The very architectural details of the Allerdale set have made their way into the characters’ clothes. “ The house is extremely important,” Hawley says. “ Guillermo was building this magnificent set, and it seemed fitting for this very heightened atmosphere with elements of fairy tale, that we were not just decorating this place with clothes, but creating details with lots of symbolic elements.” Vines and acorns are visibly worked into the pieces – “we wanted to incorporate as much details from the architecture as possible”, Hawley explains. “There’s a line in the script when Lucille says, “nothing grows here anymore”, except for vine that is the only thing that seems to grow there – and it became the focal point for her wardrobe.”

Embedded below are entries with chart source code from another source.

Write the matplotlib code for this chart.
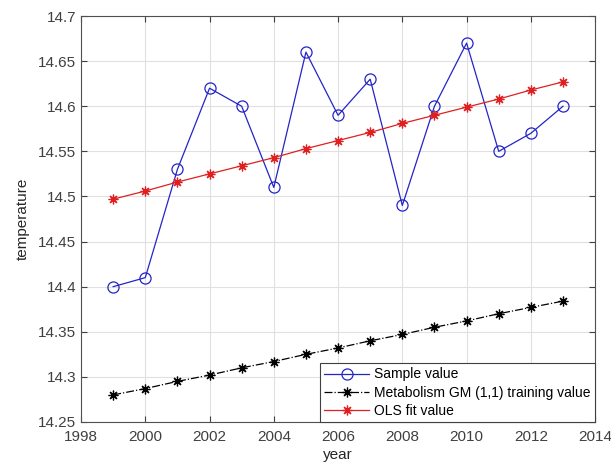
import numpy as np
import matplotlib
matplotlib.use('Agg')
from matplotlib import pyplot as plt

years = list(range(1999, 2014))
sample = [14.40, 14.41, 14.53, 14.62, 14.60, 14.51, 14.66, 14.59, 14.63, 14.49,
          14.60, 14.67, 14.55, 14.57, 14.60]
gm_train = [14.280, 14.287, 14.295, 14.302, 14.310, 14.317, 14.325, 14.332,
            14.340, 14.347, 14.355, 14.362, 14.370, 14.377, 14.384]
ols_fit = [14.497, 14.506, 14.516, 14.525, 14.534, 14.543, 14.553, 14.562,
           14.571, 14.581, 14.590, 14.599, 14.608, 14.618, 14.627]

plt.rcParams['font.family'] = ['Liberation Sans', 'DejaVu Sans']
plt.rcParams['font.size'] = 11

fig = plt.figure(figsize=(6.11, 4.72), dpi=100)
ax = fig.add_axes([0.1326, 0.106, 0.8414, 0.86])

star = (8, 2, 0)  # matlab style asterisk
ax.plot(years, sample, color='#2424c8', lw=0.9, marker='o', ms=8,
        mfc='none', mec='#2424c8', mew=0.9, label='Sample value')
ax.plot(years, gm_train, color='black', lw=0.9, ls='-.', marker=star, ms=7,
        mew=0.9, label='Metabolism GM (1,1) training value')
ax.plot(years, ols_fit, color='#e02020', lw=0.9, marker=star, ms=7,
        mew=0.9, label='OLS fit value')

ax.set_xlim(1998, 2014)
ax.set_ylim(14.25, 14.7)
ax.set_xticks(np.arange(1998, 2015, 2))
ax.set_yticks(np.arange(14.25, 14.701, 0.05))
ax.set_yticklabels(['14.25', '14.3', '14.35', '14.4', '14.45', '14.5',
                    '14.55', '14.6', '14.65', '14.7'])
ax.grid(True, color='#e0e0e0', lw=0.8)
ax.set_axisbelow(True)
ax.tick_params(direction='in', top=True, right=True, colors='#404040',
               labelsize=11, length=4)
ax.tick_params(axis='x', pad=6)
for s in ax.spines.values():
    s.set_color('#505050')
    s.set_linewidth(0.8)

ax.set_xlabel('year', color='#262626', labelpad=3)
ax.set_ylabel('temperature', color='#262626', labelpad=6)

leg = ax.legend(loc='lower right', fancybox=False, framealpha=1, fontsize=10,
                edgecolor='#404040', borderpad=0.3, labelspacing=0.3,
                handlelength=3.2, handletextpad=0.4, borderaxespad=0.0)
leg.get_frame().set_linewidth(0.8)

fig.savefig('out.png', dpi=100)
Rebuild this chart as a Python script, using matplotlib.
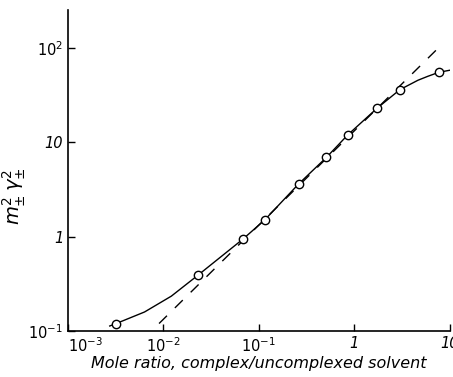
import numpy as np
import matplotlib.pyplot as plt

ratio = [0.0032, 0.023, 0.068, 0.115, 0.26, 0.51, 0.85, 1.74, 3.0, 7.7]
activity = [0.12, 0.39, 0.94, 1.5, 3.6, 6.9, 11.9, 23, 36, 55]

# smooth curve drawn through the points
curve_x = [0.00274, 0.0032, 0.00634, 0.0121, 0.023, 0.068, 0.115, 0.26,
           0.51, 0.85, 1.74, 3.0, 4.64, 5.9, 7.7, 10]
curve_y = [0.113, 0.12, 0.159, 0.234, 0.39, 0.94, 1.5, 3.6,
           6.9, 11.9, 23, 36, 45.3, 49.9, 55, 57.8]

# limiting straight line
dash_x = [0.009, 8.0]
dash_y = [0.12, 105]

plt.rcParams["mathtext.default"] = "it"

fig = plt.figure(figsize=(4.53, 3.77), dpi=100)
ax = fig.add_axes([0.150, 0.122, 0.843, 0.851])

ax.plot(curve_x, curve_y, color="black", lw=1.0)
ax.plot(dash_x, dash_y, color="black", lw=1.0, ls=(0, (8, 8)))
ax.plot(ratio, activity, "o", mfc="white", mec="black", mew=1.0, ms=6)

ax.set_xscale("log")
ax.set_yscale("log")
ax.set_xlim(1e-3, 10)
ax.set_ylim(0.1, 250)

for s in ["top", "right"]:
    ax.spines[s].set_visible(False)
ax.spines["left"].set_linewidth(1.2)
ax.spines["bottom"].set_linewidth(1.2)

ax.set_xticks([1e-3, 1e-2, 1e-1, 1, 10])
ax.set_xticklabels([r"$10^{-3}$", r"$10^{-2}$", r"$10^{-1}$", "1", "10"])
ax.set_yticks([0.1, 1, 10, 100])
ax.set_yticklabels([r"$10^{-1}$", "1", "10", r"$10^{2}$"])
ax.minorticks_off()
ax.tick_params(direction="in", length=5, width=1.0, labelsize=10.5)
for lab in ax.get_xticklabels() + ax.get_yticklabels():
    lab.set_fontstyle("italic")
ax.get_xticklabels()[0].set_horizontalalignment("left")

ax.set_xlabel("Mole ratio, complex/uncomplexed solvent", fontsize=11.5,
              fontstyle="italic", labelpad=1)
ax.set_ylabel(r"$m_{\pm}^{2}\,\gamma_{\pm}^{2}$", fontsize=14)
ax.yaxis.set_label_coords(-0.105, 0.42)

fig.savefig("out.png", dpi=100)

To obtain that result Hawley and her team had to make the bulk of the materials by hand: “We decided that we were going to make lots of things, as many as we could. We were going to make the details, the embellishments, make our own materials. We started looking at Victorian lace, but it didn’t have the weight and the detailing that we needed. We had to make it by hand to have the depth that we needed. We have the vines, the acorns and the arches – that are this beautiful element of the corridors – all expressed in Lucille’s dresses.”

In addition to the handmade lace and embellishments, Hawley’s team pleated by hand several of Edith’s clothes – including the iconic nightgown of the climatic third act. “There was no other way to obtain this mixture of frailty and strength that represents the very soul of the character. The longer Edith stays in the house, the more she fades, and she loses her bright sunny colors and becomes this sort of captive butterfly. But she never loses her inner strength – so her wings, the sleeves of her clothes, are bold, expressive.”

Currently working with director David Ayer in Suicide Squad, Hawley says she hopes for a second Pacific Rim and another collaboration with del Toro. “He’s a friend, a mentor. An inspiration.”